Faire ou ne pas faire de canoë? H. avait d'abord dit non («je n'ai pas terminé ma livraison, j'ai encore du travail»), puis oui (en revenant de la boulangerie, celle qui est loin, près de l'église: «j'ai changé d'avis, il fait un temps à faire du canoë»), mais c'est moi qui ai alors dit non («on va faire du canoë, il sera midi, tu vas faire la sieste (NB: à cause du diabète), tu vas te mettre à travailler à cinq heures: ce n'est pas possible»).

Travail, donc; pendant ce temps je range le premier étage, je fais tourner une machine. Il y a eu un orage cette nuit, la terrasse n'est pas assez sèche pour que je termine de la passer à l'huile de lin. Coup de fil d'un camusien, il voudrait reprendre le travail sur les Eglogues, «parce que vous comprenez, on s'intéresse à RC en Amérique, on va traduire Le grand remplacement, ce serait bien d'en profiter pour faire connaître son œuvre littéraire.» Ah ben c'est sûr, les gars du Ku Klux Klan, les Eglogues, ça va les passionner. Comment faire comprendre à ces zemmouriens qu'ils me font horreur? (Je ne m'attendais pas à ça. Quand on m'avait parlé du projet, j'avais cru à un vrai désir de littérature, mais c'est juste… juste… en fait je ne sais pas ce que c'est. Du snobisme? Un désir de publicité?
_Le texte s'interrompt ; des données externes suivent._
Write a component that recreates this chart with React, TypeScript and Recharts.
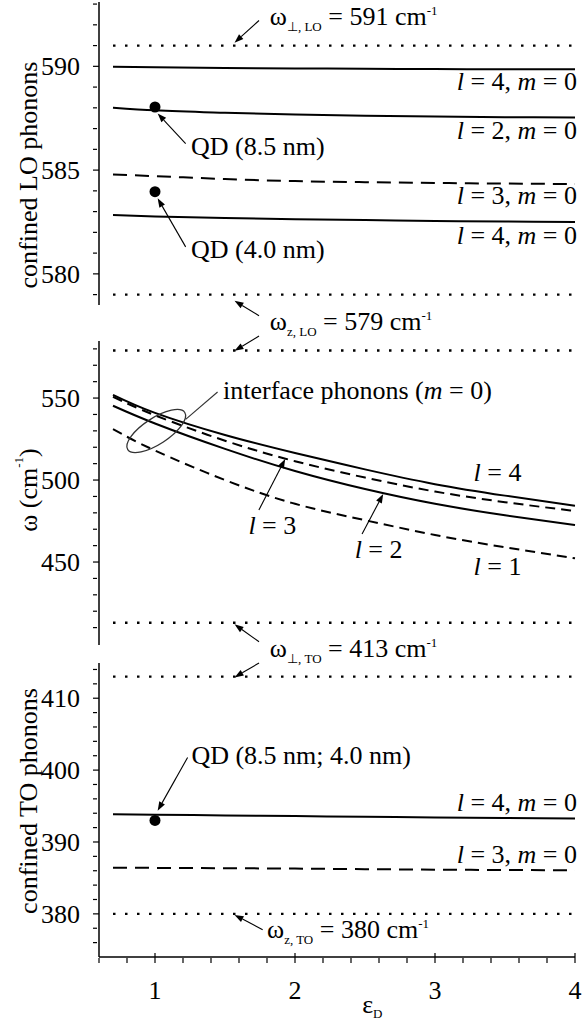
import React from "react";
import { ComposedChart, Line, XAxis, YAxis, ReferenceLine, ReferenceDot } from "recharts";

// dielectric constant of the surrounding medium
const eps = [0.7, 1, 1.5, 2, 2.5, 3, 3.5, 4];

// confined LO phonons (cm^-1)
const loL4Upper = [589.98, 589.95, 589.92, 589.9, 589.88, 589.87, 589.86, 589.86];
const loL2 = [588.01, 587.88, 587.76, 587.68, 587.62, 587.58, 587.55, 587.53];
const loL3 = [584.79, 584.71, 584.57, 584.47, 584.42, 584.38, 584.35, 584.33];
const loL4Lower = [582.84, 582.77, 582.69, 582.63, 582.59, 582.55, 582.52, 582.5];

// interface phonons, m = 0 (cm^-1)
const ifL4 = [552, 541, 527.5, 516.5, 506.5, 497.5, 490.5, 484.3];
const ifL3 = [550.8, 539.5, 524, 511.5, 501.5, 493, 486.5, 481.1];
const ifL2 = [545.3, 534.5, 519, 505.5, 494.5, 485.5, 478.5, 472.6];
const ifL1 = [531, 518, 500, 485.5, 475.5, 466.5, 459, 452.3];

// confined TO phonons (cm^-1)
const toL4 = [393.85, 393.8, 393.7, 393.6, 393.5, 393.42, 393.34, 393.26];
const toL3 = [386.43, 386.4, 386.35, 386.3, 386.22, 386.15, 386.1, 386.07];

// bulk limits: omega_perp,LO / omega_z,LO and omega_perp,TO / omega_z,TO
const loLimits = [591, 579];
const toLimits = [413, 380];

// measured quantum dots at eps = 1
const qdEps = 1;
const qdLO = [588.04, 583.96];
const qdTO = [393.0];

const xTicks = [0.6, 0.8, 1, 1.2, 1.4, 1.6, 1.8, 2, 2.2, 2.4, 2.6, 2.8, 3, 3.2, 3.4, 3.6, 3.8, 4];
const xMajor = [1, 2, 3, 4];
const loTicks = [579, 580, 581, 582, 583, 584, 585, 586, 587, 588, 589, 590, 591, 592, 593];
const loMajor = [580, 585, 590];
const ifTicks = [410, 420, 430, 440, 450, 460, 470, 480, 490, 500, 510, 520, 530, 540, 550, 560, 570, 580];
const ifMajor = [450, 500, 550];
const toTicks = [376, 378, 380, 382, 384, 386, 388, 390, 392, 394, 396, 398, 400, 402, 404, 406, 408, 410, 412, 414];
const toMajor = [380, 390, 400, 410];

const loData = eps.map((e, i) => ({ eps: e, a: loL4Upper[i], b: loL2[i], c: loL3[i], d: loL4Lower[i] }));
const ifData = eps.map((e, i) => ({ eps: e, l4: ifL4[i], l3: ifL3[i], l2: ifL2[i], l1: ifL1[i] }));
const toData = eps.map((e, i) => ({ eps: e, l4: toL4[i], l3: toL3[i] }));

const SERIF = "Liberation Serif, Times New Roman, serif";
const TXT = { fontFamily: SERIF, whiteSpace: "pre" as const };
const FS = 26;
const SUB = 13;
const W = 587;
const MARGIN_X = { left: 39, right: 12 };
const X0 = eps[0];
const X1 = eps[eps.length - 1];

const YTick = (p: any) => {
  const major = p.majors.includes(p.payload.value);
  return (
    <g>
      <line x1={p.x} x2={p.x + (major ? 6 : 4)} y1={p.y} y2={p.y} stroke="#000" strokeWidth={1.2} />
      {major && (
        <text x={p.x - 13} y={p.y} dy="0.34em" textAnchor="end" style={TXT} fontSize={FS} fill="#000">
          {p.payload.value}
        </text>
      )}
    </g>
  );
};

const XTick = (p: any) => {
  const major = xMajor.includes(p.payload.value);
  return (
    <g>
      <line x1={p.x} x2={p.x} y1={p.y} y2={p.y - (major ? 10 : 5)} stroke="#000" strokeWidth={1.2} />
      {major && (
        <text x={p.x} y={p.y + 36} textAnchor="middle" style={TXT} fontSize={FS} fill="#000">
          {p.payload.value}
        </text>
      )}
    </g>
  );
};

const arrow = (head = true, color = "#000") => (p: any) => {
  const { x1, y1, x2, y2 } = p;
  const a = Math.atan2(y2 - y1, x2 - x1);
  const L = head ? 9 : 0;
  const w = 3.2;
  const bx = x2 - L * Math.cos(a);
  const by = y2 - L * Math.sin(a);
  const pts = `${x2},${y2} ${bx - w * Math.sin(a)},${by + w * Math.cos(a)} ${bx + w * Math.sin(a)},${by - w * Math.cos(a)}`;
  return (
    <g>
      <line x1={x1} y1={y1} x2={bx} y2={by} stroke={color} strokeWidth={1.1} />
      {head && <polygon points={pts} fill={color} />}
    </g>
  );
};

const note = (content: React.ReactNode, anchor: string = "start", dx = 0) => (p: any) => (
  <text x={p.cx + dx} y={p.cy} textAnchor={anchor} style={TXT} fontSize={FS} fill="#000">
    {content}
  </text>
);

const vnote = (content: React.ReactNode) => (p: any) => (
  <text
    x={p.cx}
    y={p.cy}
    transform={`rotate(-90 ${p.cx} ${p.cy})`}
    textAnchor="middle"
    dominantBaseline="central"
    style={TXT}
    fontSize={FS}
    fill="#000"
  >
    {content}
  </text>
);

const I = ({ children }: { children: React.ReactNode }) => <tspan fontStyle="italic">{children}</tspan>;

const lm = (l: number) => (
  <>
    <I>l</I> = {l}, <I>m</I> = 0
  </>
);

const omega = (sub: string, value: number) => (
  <>
    ω<tspan fontSize={SUB} dy={6}>{sub}</tspan>
    <tspan dy={-6}> = {value} cm</tspan>
    <tspan fontSize={SUB} dy={-10}>-1</tspan>
  </>
);

const limitLine = (y: number) => (
  <ReferenceLine
    key={y}
    segment={[{ x: X0, y }, { x: X1, y }]}
    stroke="#000"
    strokeWidth={2.4}
    strokeDasharray="2.5 9.5"
    ifOverflow="visible"
  />
);

const dot = (y: number) => (
  <ReferenceDot key={y} x={qdEps} y={y} r={5.5} fill="#000" stroke="none" ifOverflow="visible" />
);

const seg = (x1: number, y1: number, x2: number, y2: number, head = true) => (
  <ReferenceLine segment={[{ x: x1, y: y1 }, { x: x2, y: y2 }]} ifOverflow="visible" shape={arrow(head)} />
);

const label = (x: number, y: number, shape: any) => (
  <ReferenceDot x={x} y={y} r={0} ifOverflow="visible" shape={shape} />
);

function LOPanel() {
  return (
    <ComposedChart width={W} height={320} data={loData} margin={{ top: 2, bottom: 15, ...MARGIN_X }}>
      <XAxis dataKey="eps" type="number" domain={[0.6, 4]} hide />
      <YAxis
        type="number"
        domain={[578.5, 593.1]}
        ticks={loTicks}
        interval={0}
        width={60}
        tickLine={false}
        tickMargin={0}
        axisLine={{ stroke: "#000", strokeWidth: 1.5 }}
        tick={(p: any) => <YTick {...p} majors={loMajor} />}
      />
      {loLimits.map(limitLine)}
      <Line type="monotone" dataKey="a" stroke="#000" strokeWidth={2} dot={false} isAnimationActive={false} />
      <Line type="monotone" dataKey="b" stroke="#000" strokeWidth={2} dot={false} isAnimationActive={false} />
      <Line type="monotone" dataKey="c" stroke="#000" strokeWidth={2} strokeDasharray="14 8" dot={false} isAnimationActive={false} />
      <Line type="monotone" dataKey="d" stroke="#000" strokeWidth={2} dot={false} isAnimationActive={false} />
      {qdLO.map(dot)}
      {label(X1, 588.85, note(lm(4), "end", 2))}
      {label(X1, 586.49, note(lm(2), "end", 2))}
      {label(X1, 583.37, note(lm(3), "end", 2))}
      {label(X1, 581.44, note(lm(4), "end", 2))}
      {label(1.257, 585.72, note("QD (8.5 nm)"))}
      {seg(1.219, 586.28, 1.019, 587.73)}
      {label(1.257, 580.77, note("QD (4.0 nm)"))}
      {seg(1.219, 581.3, 1.019, 583.64)}
      {label(1.82, 591.97, note(omega("⊥, LO", 591)))}
      {seg(1.743, 592.21, 1.568, 591.14)}
      {label(1.82, 577.31, note(omega("z, LO", 579)))}
      {seg(1.743, 577.98, 1.568, 578.7)}
      {label(0.093, 584.76, vnote("confined LO phonons"))}
    </ComposedChart>
  );
}

function InterfacePanel() {
  return (
    <ComposedChart width={W} height={332} data={ifData} margin={{ top: 21, bottom: 7, ...MARGIN_X }}>
      <XAxis dataKey="eps" type="number" domain={[0.6, 4]} hide />
      <YAxis
        type="number"
        domain={[399.4, 584.8]}
        ticks={ifTicks}
        interval={0}
        width={60}
        tickLine={false}
        tickMargin={0}
        axisLine={{ stroke: "#000", strokeWidth: 1.5 }}
        tick={(p: any) => <YTick {...p} majors={ifMajor} />}
      />
      {limitLine(loLimits[1])}
      {limitLine(toLimits[0])}
      <Line type="natural" dataKey="l4" stroke="#000" strokeWidth={2} dot={false} isAnimationActive={false} />
      <Line type="natural" dataKey="l3" stroke="#000" strokeWidth={2} strokeDasharray="10 6" dot={false} isAnimationActive={false} />
      <Line type="natural" dataKey="l2" stroke="#000" strokeWidth={2} dot={false} isAnimationActive={false} />
      <Line type="natural" dataKey="l1" stroke="#000" strokeWidth={2} strokeDasharray="10 6" dot={false} isAnimationActive={false} />
      {seg(1.743, 587.8, 1.568, 578.8)}
      {label(1.486, 549.4, note(<>interface phonons (<I>m</I> = 0)</>))}
      <ReferenceLine segment={[{ x: 1.447, y: 553.7 }, { x: 1.219, y: 537.0 }]} ifOverflow="visible" shape={arrow(false, "#333")} />
      {label(1.009, 529.9, (p: any) => (
        <ellipse
          cx={p.cx}
          cy={p.cy}
          rx={34}
          ry={13}
          transform={`rotate(-33 ${p.cx} ${p.cy})`}
          fill="none"
          stroke="#333"
          strokeWidth={1.3}
        />
      ))}
      {label(3.275, 499.4, note(<><I>l</I> = 4</>))}
      {label(1.667, 467.1, note(<><I>l</I> = 3</>))}
      {seg(1.742, 481.7, 1.93, 512.8)}
      {label(2.426, 452.6, note(<><I>l</I> = 2</>))}
      {seg(2.479, 467.1, 2.63, 491.5)}
      {label(3.275, 442.1, note(<><I>l</I> = 1</>))}
      {label(1.82, 392.3, note(omega("⊥, TO", 413)))}
      {seg(1.743, 401.4, 1.568, 412.0)}
      {label(0.093, 493.9, vnote(<>ω (cm<tspan fontSize={SUB} dy={-10}>-1</tspan><tspan dy={10}>)</tspan></>))}
    </ComposedChart>
  );
}

function TOPanel() {
  return (
    <ComposedChart width={W} height={376} data={toData} margin={{ top: 11, bottom: 11, ...MARGIN_X }}>
      <XAxis
        dataKey="eps"
        type="number"
        domain={[0.6, 4]}
        ticks={xTicks}
        interval={0}
        height={60}
        tickLine={false}
        tickMargin={0}
        axisLine={{ stroke: "#000", strokeWidth: 1.5 }}
        tick={(p: any) => <XTick {...p} />}
      />
      <YAxis
        type="number"
        domain={[374, 414.9]}
        ticks={toTicks}
        interval={0}
        width={60}
        tickLine={false}
        tickMargin={0}
        axisLine={{ stroke: "#000", strokeWidth: 1.5 }}
        tick={(p: any) => <YTick {...p} majors={toMajor} />}
      />
      {toLimits.map(limitLine)}
      <Line type="monotone" dataKey="l4" stroke="#000" strokeWidth={2} dot={false} isAnimationActive={false} />
      <Line type="monotone" dataKey="l3" stroke="#000" strokeWidth={2} strokeDasharray="14 8" dot={false} isAnimationActive={false} />
      {qdTO.map(dot)}
      {seg(1.743, 414.9, 1.568, 412.9)}
      {label(1.26, 400.8, note("QD (8.5 nm; 4.0 nm)"))}
      {seg(1.233, 401.76, 1.019, 394.35)}
      {label(X1, 394.35, note(lm(4), "end", 2))}
      {label(X1, 387.1, note(lm(3), "end", 2))}
      {label(1.8, 376.6, note(omega("z, TO", 380)))}
      {seg(1.769, 377.8, 1.568, 379.86)}
      {label(0.093, 395.7, vnote("confined TO phonons"))}
      {label(2.48, 366.2, note(<>ε<tspan fontSize={SUB} dy={5}>D</tspan></>))}
    </ComposedChart>
  );
}

export default function App() {
  return (
    <div
      style={{ position: "absolute", left: 0, top: 0, width: W, height: 1028, background: "#fff", fontFamily: SERIF }}
    >
      <style>{`.recharts-surface{overflow:visible}`}</style>
      <LOPanel />
      <InterfacePanel />
      <TOPanel />
    </div>
  );
}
Je ne comprends pas.)

Messe, c'est l'Assomption tout de même.

En rentrant, je propose quelque chose qui paraissait plaisant mais qui va se révéler une grave erreur: «si on allait déjeuner à St Mammès, chez le caviste ou dans le nouveau restaurant en bord de Seine?»
Nous y allons à pied. Il est une heure de l'après-midi, c'est plein, idéalement placé en bord de Seine. Nous reconnaissons le propriétaire, il a un restaurant à Moret, plutôt style raclette: «nous l'avons fermé en juillet août». Spritz à la mandarine, discussion avec nos voisins qui ont abordé en canoë au pied du restaurant.

Il faut rentrer. H. titube, ne se sent pas bien. Elevée à la campagne, je demeure persuadée qu'une bonne promenade aide à digérer. Mais il ne va vraiment pas bien, je suis inquiète (sans le montrer) et je me sens vaguement coupable (moi et mes idées). Nous nous arrêtons le long du Loing sur une aire de pique-nique pour qu'il se repose et moi-même je m'endors dix minutes. Le spritz était fort.
Nous rentrons.
Dans l'après-midi j'étudie Les âmes baltes. Histoire de Romain Gary. Je me mets au repassage, termine Night onEarth, regarde Mystery Train. Comme c'est étrange, voilà un film que je suis allée voir deux ou trois fois au cinéma, quand le Champo faisait des rétrospectives Jarmusch. J'y retournais car j'étais si fatiguée que je m'endormais au milieu et ratais la fin. Aujourd'hui je me rends compte qu'en fait, je n'en avais jamais vu plus que les dix premières minutes. En réalité je dormais toute la séance, et non quelques minutes.

Soudain dans la soirée, H. s'exclame: «J'ai oublié de me piquer hier! [à l'ozempic]. C'est pour ça que je me suis senti si mal cet après-midi!»
C'est la deuxième fois que ça arrive. Autrefois, Gvgvsse terminait certains de ses billets par: «toujours les mêmes erreurs». Que devrions-nous dire. Il faut que je mette en place des procédures, des pare-feux. Jusqu'ici je m'étais refusée à le faire, arguant que chacun est responsable de lui-même, mais finalement, puisque cela a des conséquences sur ma vie, autant le prendre en compte.
Je programme sur mon téléphone une alerte tous les lundis soirs.